Bridgewater led come-from-behind wins at Tampa Bay, against Washington and against the New York Jets when he correctly identified an "all-out blitz" at the line of scrimmage and checked into a wide receiver screen that resulted in an 87-yard catch-and-run by Jarius Wright in overtime.
Zimmer said he believes Bridgewater has the skills, demeanor and work ethic that can enable him to play the sport's toughest position for a long period of time.
Bridgewater set franchise records for passer rating (85.2) and completion percentage (64.4) by a rookie quarterback, and the completion percentage ranks third-highest all-time in the NFL by a rookie behind Ben Roethlisberger (66.4 in 2004) and Robert Griffin III (65.6 in 2012).

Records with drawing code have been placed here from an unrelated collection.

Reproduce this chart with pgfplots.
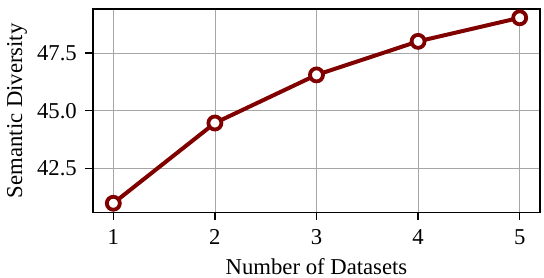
\documentclass[border=0pt]{standalone}
\usepackage{fontspec}
\setmainfont{Liberation Serif}
\usepackage{pgfplots}
\pgfplotsset{compat=1.18}
\definecolor{lc}{HTML}{800000}
\begin{document}
\fontsize{22.7}{27}\selectfont
\begin{tikzpicture}
\begin{axis}[
  scale only axis,
  width=447pt, height=203.5pt,
  xmin=0.8, xmax=5.2,
  ymin=40.6, ymax=49.4,
  xtick={1,2,3,4,5},
  ytick={42.5,45.0,47.5},
  yticklabel style={/pgf/number format/fixed, /pgf/number format/fixed zerofill, /pgf/number format/precision=1},
  /pgf/number format/assume math mode=true,
  tick align=outside,
  tick style={black, line width=1.2pt},
  major tick length=7.5pt,
  xtick pos=bottom, ytick pos=left,
  axis line style={line width=1.6pt, black},
  grid=major,
  major grid style={line width=0.8pt, color=black!35},
  xticklabel style={inner sep=0pt},
  yticklabel style={inner sep=0pt},
  xticklabel shift=9pt, yticklabel shift=8.5pt,
  xlabel={Number of Datasets},
  ylabel={Semantic Diversity},
  xlabel style={at={(axis description cs:0.5,-0.3047)}, anchor=base, inner sep=0pt},
  ylabel style={at={(axis description cs:-0.170,0.5)}, anchor=center, inner sep=0pt},
]
\addplot[color=lc, line width=4pt, mark=*, mark size=6.5pt,
  mark options={fill=white, draw=lc, line width=3.8pt}]
  coordinates {(1,41.0) (2,44.47) (3,46.55) (4,48.0) (5,49.02)};
\end{axis}
\pgfresetboundingbox
\path[use as bounding box] (-93pt,-65.5pt) rectangle (451pt,212.5pt);
\end{tikzpicture}
\end{document}
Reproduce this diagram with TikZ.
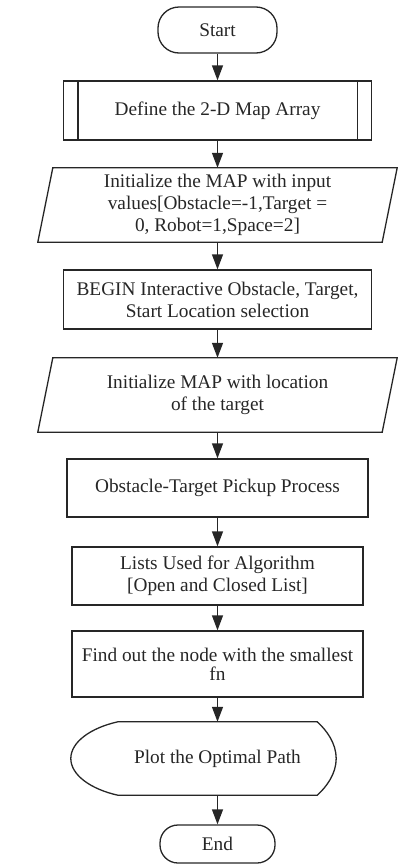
\documentclass[tikz,border=0pt]{standalone}
\usepackage{fontspec}
\setmainfont{Liberation Serif}
\usetikzlibrary{arrows.meta,calc}

\begin{document}
\begin{tikzpicture}[x=1pt, y=-1pt,
  font=\fontsize{19.3}{22}\selectfont,
  outline/.style={draw=black!85, line width=1.3pt},
  terminal/.style={outline, rounded corners=21pt, minimum width=119pt, minimum height=46pt, inner sep=0pt, text=black!85},
  procbox/.style={outline, minimum width=308pt, minimum height=59pt, inner sep=0pt, align=center, text=black!85},
  iobox/.style={minimum width=329pt, minimum height=74pt, inner sep=0pt, align=center, text=black!85},
  showbox/.style={minimum width=199pt, minimum height=73pt, inner sep=0pt, align=center, text=black!85},
  flow/.style={-{Triangle[length=15pt, width=11pt]}, line width=1.3pt, black!85},
]
\useasboundingbox (0,0) rectangle (410,865);

% ---- start ----
\node[terminal] (start) at (217.5,30) {Start};

% ---- predefined process: map array ----
\node[procbox] (define) at (217.5,110.5) {Define the 2-D Map Array};
\draw[outline] ([xshift=15pt]define.north west) -- ([xshift=15pt]define.south west);
\draw[outline] ([xshift=-15pt]define.north east) -- ([xshift=-15pt]define.south east);

% ---- input: map values ----
\node[iobox] (init) at (217.5,205) {Initialize the MAP with input\\values[Obstacle=-1,Target =\\0, Robot=1,Space=2]};
\draw[outline] ([xshift=-15pt]init.south west) -- (init.north west) -- ([xshift=15pt]init.north east) -- (init.south east) -- cycle;

% ---- interactive selection ----
\node[procbox] (begin) at (217.5,299.5) {BEGIN Interactive Obstacle, Target,\\Start Location selection};

% ---- input: target location ----
\node[iobox] (initmap) at (217.5,395) {Initialize MAP with location\\of the target};
\draw[outline] ([xshift=-15pt]initmap.south west) -- (initmap.north west) -- ([xshift=15pt]initmap.north east) -- (initmap.south east) -- cycle;

% ---- search steps ----
\node[procbox, minimum width=301pt, minimum height=58pt] (pickup) at (217.5,488) {Obstacle-Target Pickup Process};
\node[procbox, minimum width=291pt, minimum height=58pt] (lists) at (217.5,576) {Lists Used for Algorithm\\{[Open and Closed List]}};
\node[procbox, minimum width=291pt, minimum height=66pt, font=\fontsize{19.3}{19}\selectfont] (find) at (217.5,664) {Find out the node with the smallest\\fn};

% ---- display: optimal path ----
\node[showbox] (plot) at (217.5,758.5) {Plot the Optimal Path};
\draw[outline] (plot.north west) -- (plot.north east)
  .. controls ($(plot.north east)+(9,8)$) and ($(plot.east)+(19,-15.5)$) .. ($(plot.east)+(19,0)$)
  .. controls ($(plot.east)+(19,15.5)$) and ($(plot.south east)+(9,-8)$) .. (plot.south east)
  -- (plot.south west)
  .. controls ($(plot.south west)+(-27,-6)$) and ($(plot.west)+(-47,16.5)$) .. ($(plot.west)+(-47,0)$)
  .. controls ($(plot.west)+(-47,-16.5)$) and ($(plot.north west)+(-27,6)$) .. (plot.north west) -- cycle;

% ---- end ----
\node[terminal, minimum width=115pt, minimum height=38pt, rounded corners=18pt] (end) at (217.5,844) {End};

% ---- flow ----
\draw[flow] (start) -- (define);
\draw[flow] (define) -- (init);
\draw[flow] (init) -- (begin);
\draw[flow] (begin) -- (initmap);
\draw[flow] (initmap) -- (pickup);
\draw[flow] (pickup) -- (lists);
\draw[flow] (lists) -- (find);
\draw[flow] (find) -- (plot);
\draw[flow] (plot) -- (end);

\end{tikzpicture}
\end{document}
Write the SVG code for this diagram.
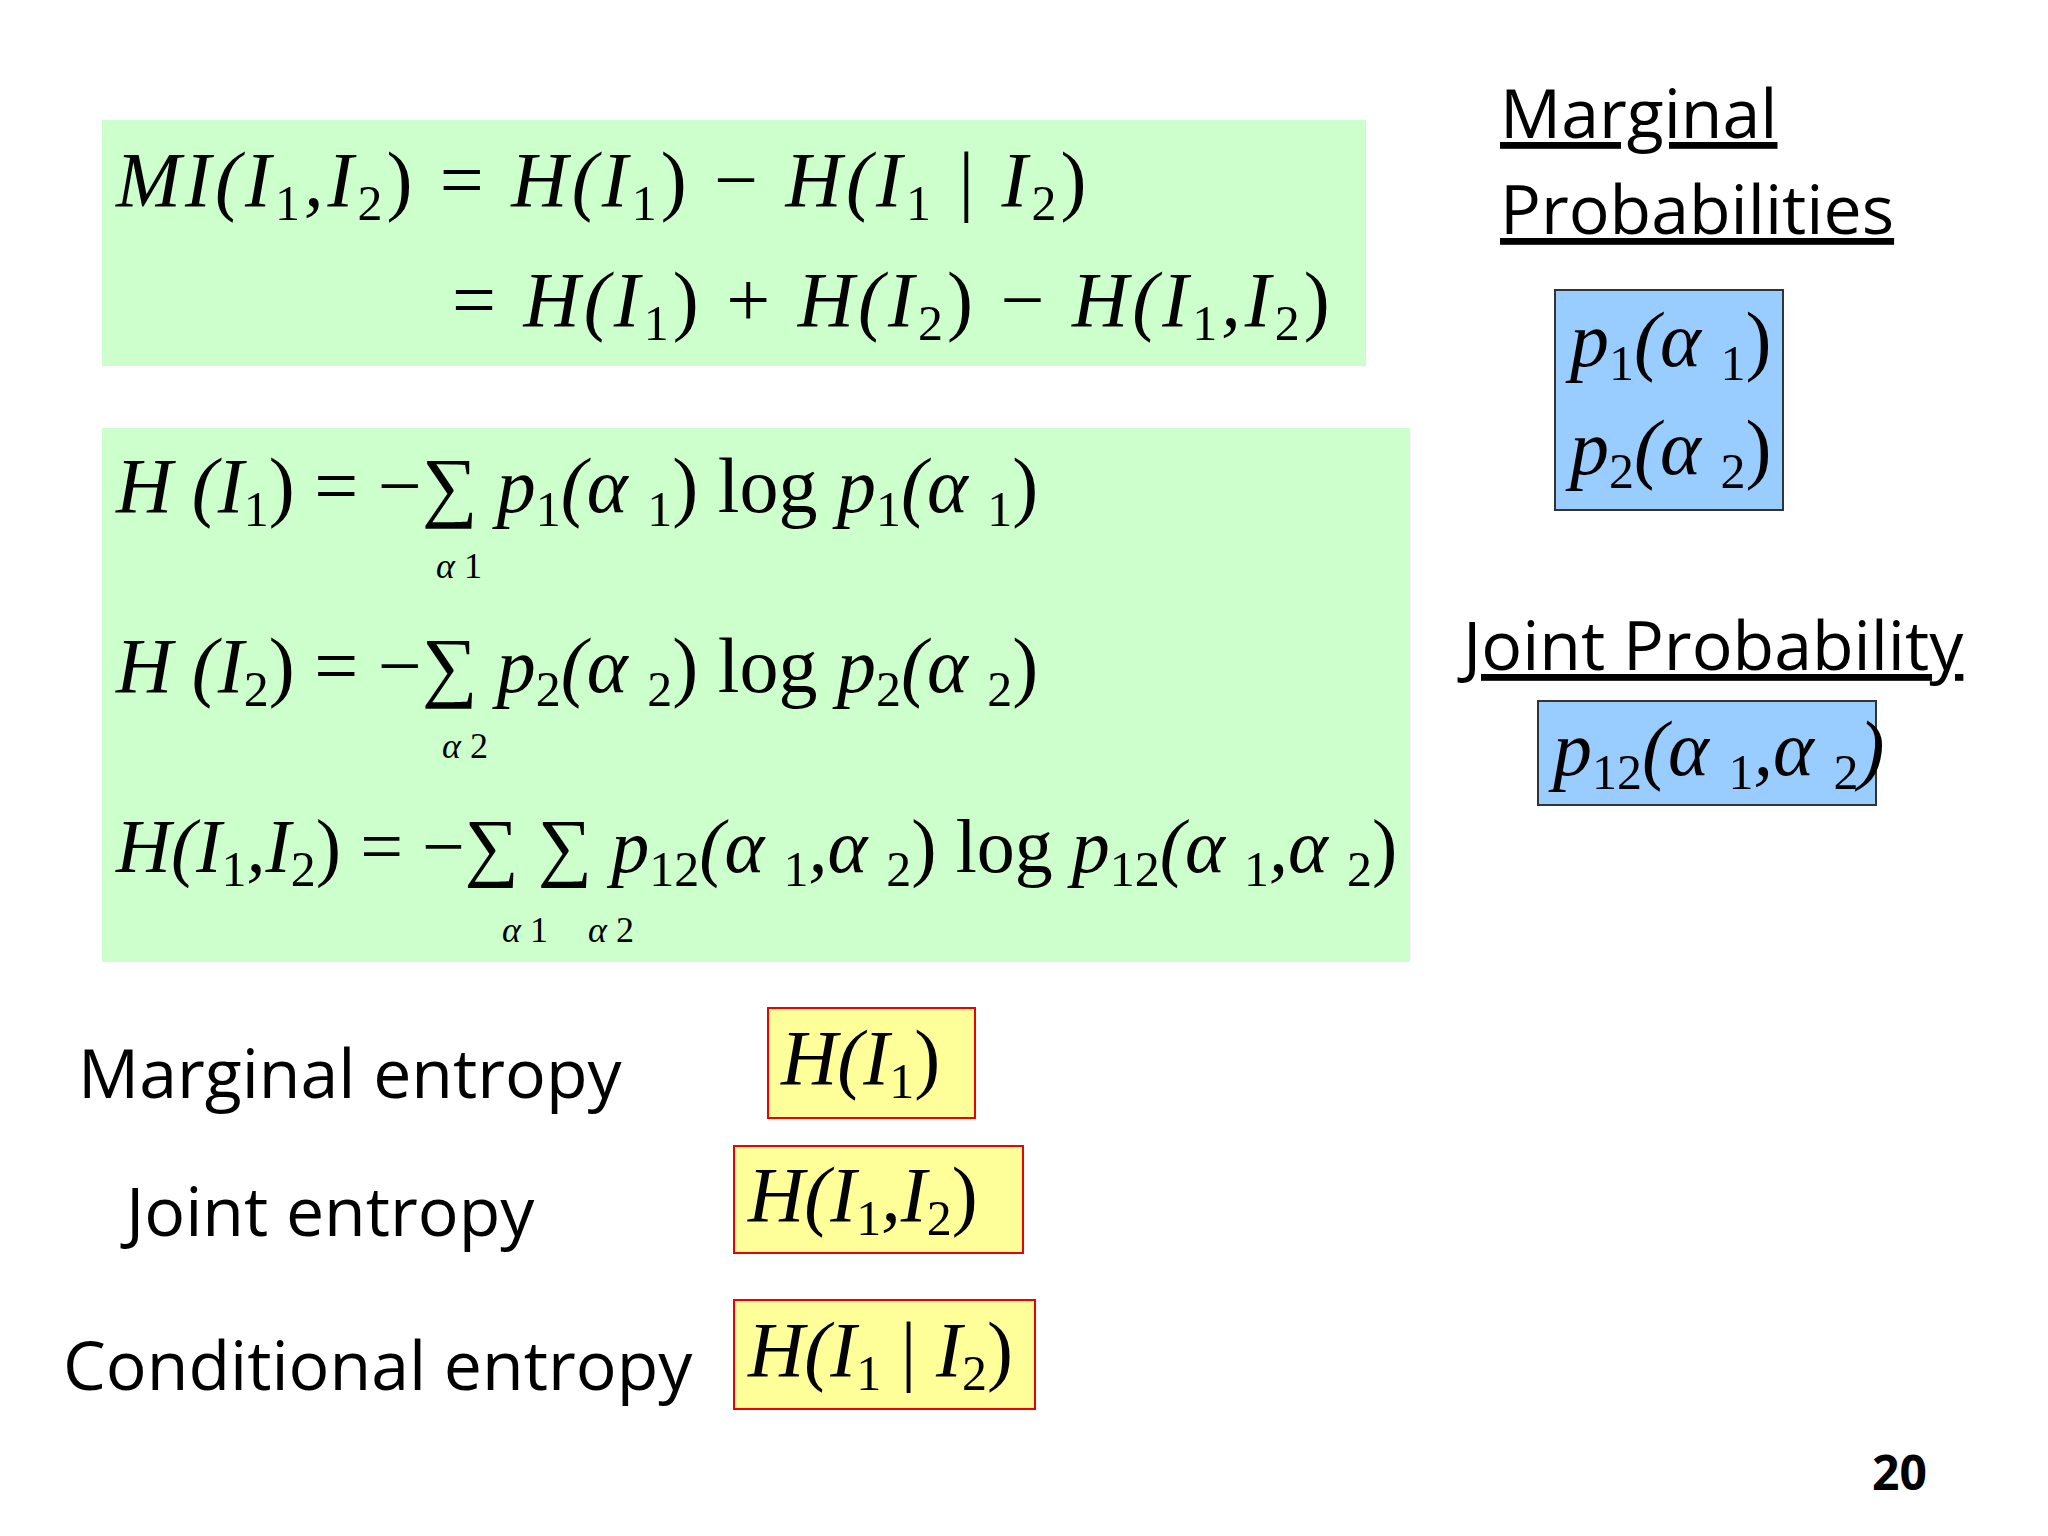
<svg xmlns="http://www.w3.org/2000/svg" width="2048" height="1536" viewBox="0 0 2048 1536">
<style>
.m{font-family:"Liberation Serif",serif;font-style:italic;font-size:78px;fill:#000}
.w{letter-spacing:4px}
.u{font-style:normal}
.s{font-size:50px;font-style:normal}
.lab{font-family:"Open Sans","Liberation Sans",sans-serif;font-size:68px;fill:#000}
.g{fill:#ccffcc}
.b{fill:#99ccff;stroke:#333;stroke-width:2}
.y{fill:#ffff99;stroke:#e00;stroke-width:2}
</style>
<rect width="2048" height="1536" fill="#fff"/>
<g id="mi">
<rect class="g" x="102" y="120" width="1264" height="246"/>
<text class="m w" x="116" y="206">MI(I<tspan class="s" dy="14">1</tspan><tspan dy="-14">,I</tspan><tspan class="s" dy="14">2</tspan><tspan class="u" dy="-14">) =  </tspan>H(I<tspan class="s" dy="14">1</tspan><tspan class="u" dy="-14">) −  </tspan>H(I<tspan class="s" dy="14">1</tspan><tspan class="u" dy="-14"> | </tspan>I<tspan class="s" dy="14">2</tspan><tspan class="u" dy="-14">)</tspan></text>
<text class="m w" x="452" y="326"><tspan class="u">=  </tspan>H(I<tspan class="s" dy="14">1</tspan><tspan class="u" dy="-14">) + </tspan>H(I<tspan class="s" dy="14">2</tspan><tspan class="u" dy="-14">) − </tspan>H(I<tspan class="s" dy="14">1</tspan><tspan dy="-14">,I</tspan><tspan class="s" dy="14">2</tspan><tspan class="u" dy="-14">)</tspan></text>
</g>
<g id="entropies">
<rect class="g" x="102" y="428" width="1308" height="534"/>
<text class="m" x="116" y="512">H  (I<tspan class="s" dy="14">1</tspan><tspan class="u" dy="-14">) = −∑  </tspan>p<tspan class="s" dy="14">1</tspan><tspan dy="-14">(α </tspan><tspan class="s" dy="14">1</tspan><tspan class="u" dy="-14">) log </tspan>p<tspan class="s" dy="14">1</tspan><tspan dy="-14">(α </tspan><tspan class="s" dy="14">1</tspan><tspan class="u" dy="-14">)</tspan></text>
<text class="m" x="436" y="578" style="font-size:36px">α <tspan class="u">1</tspan></text>
<text class="m" x="116" y="692">H  (I<tspan class="s" dy="14">2</tspan><tspan class="u" dy="-14">) = −∑  </tspan>p<tspan class="s" dy="14">2</tspan><tspan dy="-14">(α </tspan><tspan class="s" dy="14">2</tspan><tspan class="u" dy="-14">) log </tspan>p<tspan class="s" dy="14">2</tspan><tspan dy="-14">(α </tspan><tspan class="s" dy="14">2</tspan><tspan class="u" dy="-14">)</tspan></text>
<text class="m" x="442" y="758" style="font-size:36px">α <tspan class="u">2</tspan></text>
<text class="m" x="116" y="872" style="font-size:76px">H(I<tspan class="s" dy="14">1</tspan><tspan dy="-14">,I</tspan><tspan class="s" dy="14">2</tspan><tspan class="u" dy="-14">) = −∑  ∑  </tspan>p<tspan class="s" dy="14">12</tspan><tspan dy="-14">(α </tspan><tspan class="s" dy="14">1</tspan><tspan dy="-14">,α </tspan><tspan class="s" dy="14">2</tspan><tspan class="u" dy="-14">) log </tspan>p<tspan class="s" dy="14">12</tspan><tspan dy="-14">(α </tspan><tspan class="s" dy="14">1</tspan><tspan dy="-14">,α </tspan><tspan class="s" dy="14">2</tspan><tspan class="u" dy="-14">)</tspan></text>
<text class="m" x="502" y="942" style="font-size:36px">α <tspan class="u">1</tspan></text>
<text class="m" x="588" y="942" style="font-size:36px">α <tspan class="u">2</tspan></text>
</g>
<g id="marginal">
<text class="lab" x="1500" y="138" text-decoration="underline">Marginal </text>
<text class="lab" x="1500" y="234" text-decoration="underline">Probabilities</text>
<rect class="b" x="1555" y="290" width="228" height="220"/>
<text class="m" x="1570" y="366">p<tspan class="s" dy="14">1</tspan><tspan dy="-14">(α </tspan><tspan class="s" dy="14">1</tspan><tspan class="u" dy="-14">)</tspan></text>
<text class="m" x="1570" y="474">p<tspan class="s" dy="14">2</tspan><tspan dy="-14">(α </tspan><tspan class="s" dy="14">2</tspan><tspan class="u" dy="-14">)</tspan></text>
</g>
<g id="joint">
<text class="lab" x="1463" y="670" text-decoration="underline">Joint Probability</text>
<rect class="b" x="1538" y="701" width="338" height="104"/>
<text class="m" x="1553" y="775">p<tspan class="s" dy="14">12</tspan><tspan dy="-14">(α </tspan><tspan class="s" dy="14">1</tspan><tspan dy="-14">,α </tspan><tspan class="s" dy="14">2</tspan><tspan dy="-14">)</tspan></text>
</g>
<g id="marg-ent">
<text class="lab" x="78" y="1098">Marginal entropy</text>
<rect class="y" x="768" y="1008" width="207" height="110"/>
<text class="m" x="781" y="1084">H(I<tspan class="s" dy="14">1</tspan><tspan class="u" dy="-14">)</tspan></text>
</g>
<g id="joint-ent">
<text class="lab" x="126" y="1236">Joint entropy</text>
<rect class="y" x="734" y="1146" width="289" height="107"/>
<text class="m" x="748" y="1221">H(I<tspan class="s" dy="14">1</tspan><tspan dy="-14">,I</tspan><tspan class="s" dy="14">2</tspan><tspan class="u" dy="-14">)</tspan></text>
</g>
<g id="cond-ent">
<text class="lab" x="63" y="1390">Conditional entropy</text>
<rect class="y" x="734" y="1300" width="301" height="109"/>
<text class="m" x="748" y="1376">H(I<tspan class="s" dy="14">1</tspan><tspan class="u" dy="-14"> | </tspan>I<tspan class="s" dy="14">2</tspan><tspan class="u" dy="-14">)</tspan></text>
</g>
<text x="1872" y="1490" font-family="Open Sans,Liberation Sans,sans-serif" font-weight="bold" font-size="48">20</text>
<g id="connectors"/>
</svg>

He said his favorite experience of all was "lining up in victory formation" at the end of the season finale.
"We were able to for the first time in the Chicago game, and that's something we want to continue to do each game instead of being in the two-minute situation and scrambling around and trying to win the game, but we do understand in this league, sometimes the game is going to come down to the last second and we have to put together a drive to score a touchdown or kick a game-winning field goal," Bridgewater said. "We understand those situations and are glad they came up this year. We were able to learn a lot and the type of players we have in those situations speaks volumes and shows we have a team that's resilient and loves playing for one another."
GM RICK SPIELMAN'S TAKE ON BRIDGEWATER'S FIRST SEASON: "You saw him go out, and you saw him, as he got more comfortable with the scheme, running a no-huddle offense, being able to make the checks at the line of scrimmage, understanding what this is all about. Every week you go out there and say, 'Boy, did he just get better at that?' Teddy works extremely hard. It's very important to him. The biggest thing that people had a little bit of a knock on was, 'Was he going to be able to lead an NFL franchise, lead those players down in that locker room?,' and there was no question from the first day he walked in here, just in his approach and demeanor and the way he handles all the adversity, everybody to a man down in that locker room wants to play for him."